Re: Multiple-Attribute Keys and 1NF
Date: Thu, 30 Aug 2007 10:55:02 -0300
Message-ID: <46d6cbea$0$4024$9a566e8b_at_news.aliant.net>
JOG wrote:
> On Aug 30, 1:44 pm, Bob Badour <bbad..._at_pei.sympatico.ca> wrote:
>
>>JOG wrote:
>>
>>>On Aug 30, 1:42 am, Bob Badour <bbad..._at_pei.sympatico.ca> wrote:
>>
>>>>JOG wrote:
>>
>>>>>>Write a predicate for the relation schema that when extentially quantified
>>>>>>and extended yields a set of atomic formulae that implies all three of the
>>>>>>propositions above.

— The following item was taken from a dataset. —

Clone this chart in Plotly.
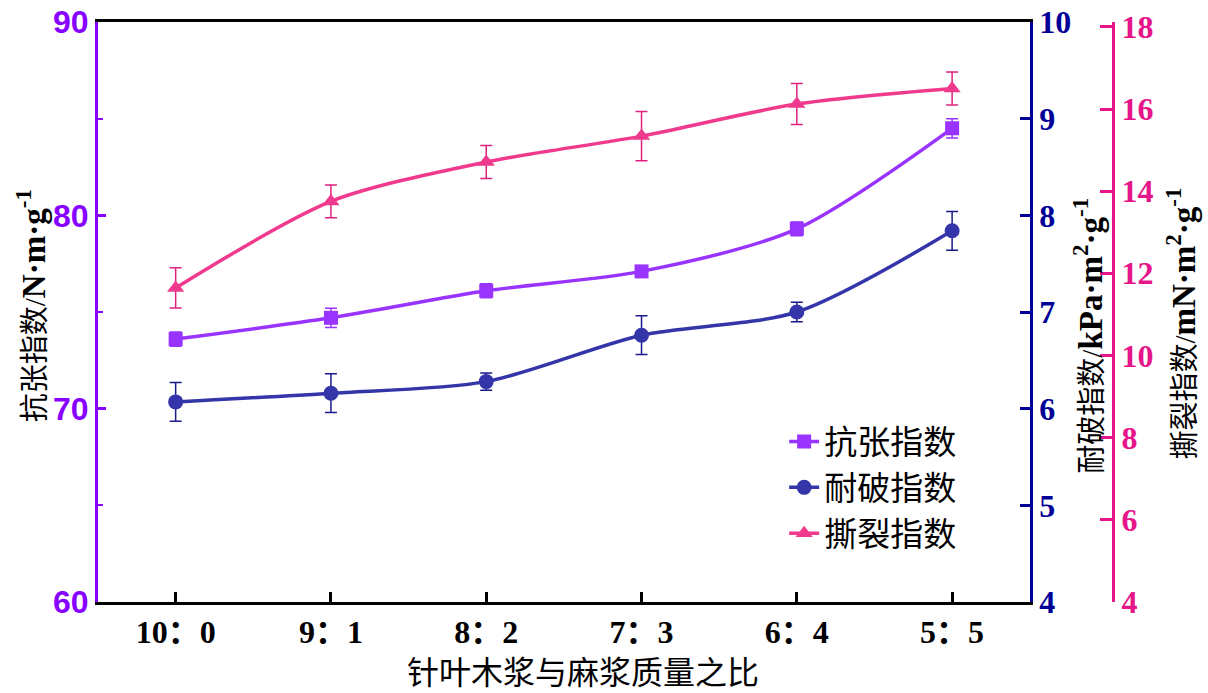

I think you'll find that the colour-code concept is in
>>>>>>that predicate.
>>
>>>>>I agree. I hold little stock with set based values so in RM I would go
>>>>>for the addition of colour-code foreign key.
>>
>>>>>But what if we weren't tied to a traditional relational schema and
>>>>>tweaked the system so it could allow propositions with more than one
>>>>>role of the same name without decomposing them. As Jan pointed out
>>>>>'tuples' are no longer functions - they would be unrestricted binary
>>>>>relations (subsets of attribute x values). We could produce a
>>>>>comparatively simpler and less cluttered schema, predicate in a very
>>>>>similar manner as before, and with a few simple alterations could have
>>>>>an equally effective WHERE mechanism. My concern however would be the
>>>>>consequences to JOIN.
>>
>>>>What would you offer in place of the RM's logical identity.
>>
>>>Nothing. I am utterly convinced by Date et al's arguments in favour of
>>>logical identity. (Why would I need to replace it?) I just wanna model
>>>propositions, and they are always identified by their contents.
>>
>>In: {{(Color: green), (Color: yellow), (Type: earth)}}
>>
>>What provides logical identity?
>
> I may be misunderstanding you, but let me take a stab. The identity of
> any set of course lies in its elements (i.e. in this of a single
> propositions, the ordered pairs). Given we know Colors are the
> antecedents in the proposition we are modelling, this has to be been
> defined in the collectivizing predicate for the whole collection of
> rows. We also know therefore there may not exist another set of pairs
> containing the same Colors, so we can identify the whole proposition
> through examination of just those roles. All works just as per normal
> in RM. Is this what you meant?
I haven't got a clue what you said. In the RM, every value is uniquely
identifiable by the combination of relation name, attribute name and any
candidate key value. That's logical identity as it was originally
spelled out.
Two values above have the same attribute name.